O’Farrill and his orchestra will perform “Mazel Tov, Mis Amigos” on Monday, Aug. 30 at Yoshi’s. His band features a few other genuine all-stars. Joining O’Farrill on stage will be Larry “El Judio Maravilloso” Harlow, Jeremiah Lockwood (of the Israeli group Balkan Beat Box) and Mexican singer Ceci Bastida.

Arturo O’Farrill

After the successful Lincoln Center show, it’s no surprise O’Farrill wanted to do a reprise. “People went bananas,” he recalls. “I was looking at the audience, seeing young Chassidic men dancing, Puerto Rican  fans, crusty old jazz fans. It went so well, and I had so much fun doing it.”

The original “Mazel Tov, Mis Amigos” album came along at a time when Jewish interest in Latin music had hit a high point. For decades, the connections had grown mostly with Jewish artists dabbling in Latin forms. Catskill resorts often featured entertainers like Tito Puente (a regular at Grossinger’s) and de rigueur rumba lessons (as depicted in the movie “Dirty Dancing”).

O’Farrill sees plenty of overlap between Jewish and Latin music and culture.

“There’s a huge sense of drama and pathos in Latin that is not lost on Jewish music,” he says. “Latin is very declamatory, the vocal styling very passionate.
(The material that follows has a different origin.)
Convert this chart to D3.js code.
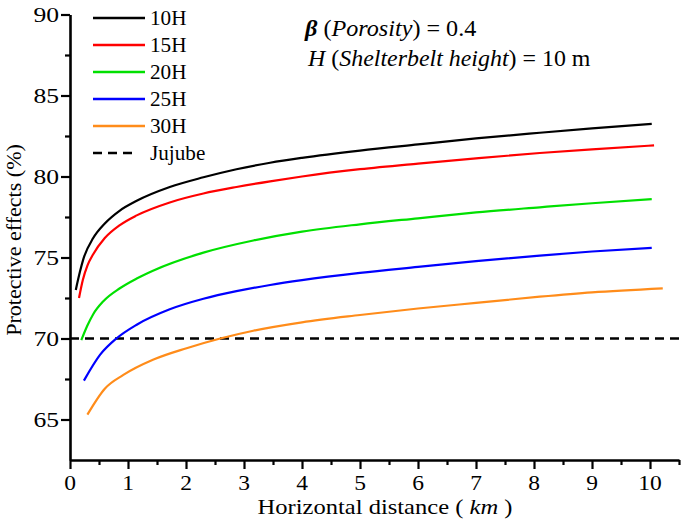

It’s not unlike a cantor. Jews in the beginning of the history of New York were much maligned; Latinos as well. There’s camaraderie there of people outside the norm, disenfranchised from mainstream society.”

He may have sensed that himself growing up. Born in Mexico, he spent most of his life in New York City, steeped in the music of his famous father, the late Latin music master Chico O’Farrill.

After completing formal music studies at the Manhattan School of Music and the Brooklyn College Conservatory, O’Farrill played with a variety of Latin and jazz artists in the 1970s and ’80s, including Carla Bley, Dizzie Gillespie and Wynton Marsalis. From there, he fronted his own bands, including the Afro-Latin Jazz Orchestra, in residence at New York’s Birdland nightclub for more than a decade.

He has won Grammy awards for his recordings, taught master classes and toured the world.

Once the “Mazel Tov” project wraps, O’Farrill has more Jewish-Latin hybrids in mind, one of which is positively cantorial.

“The hard-core Afro-Cuban folkloric [style] lends itself to cantorial singing,” he says. “One of my dreams is to do a real Afro-Cuban rabbinical album: a real liturgy, but set in Afro-Cuban. That music speaks to me.”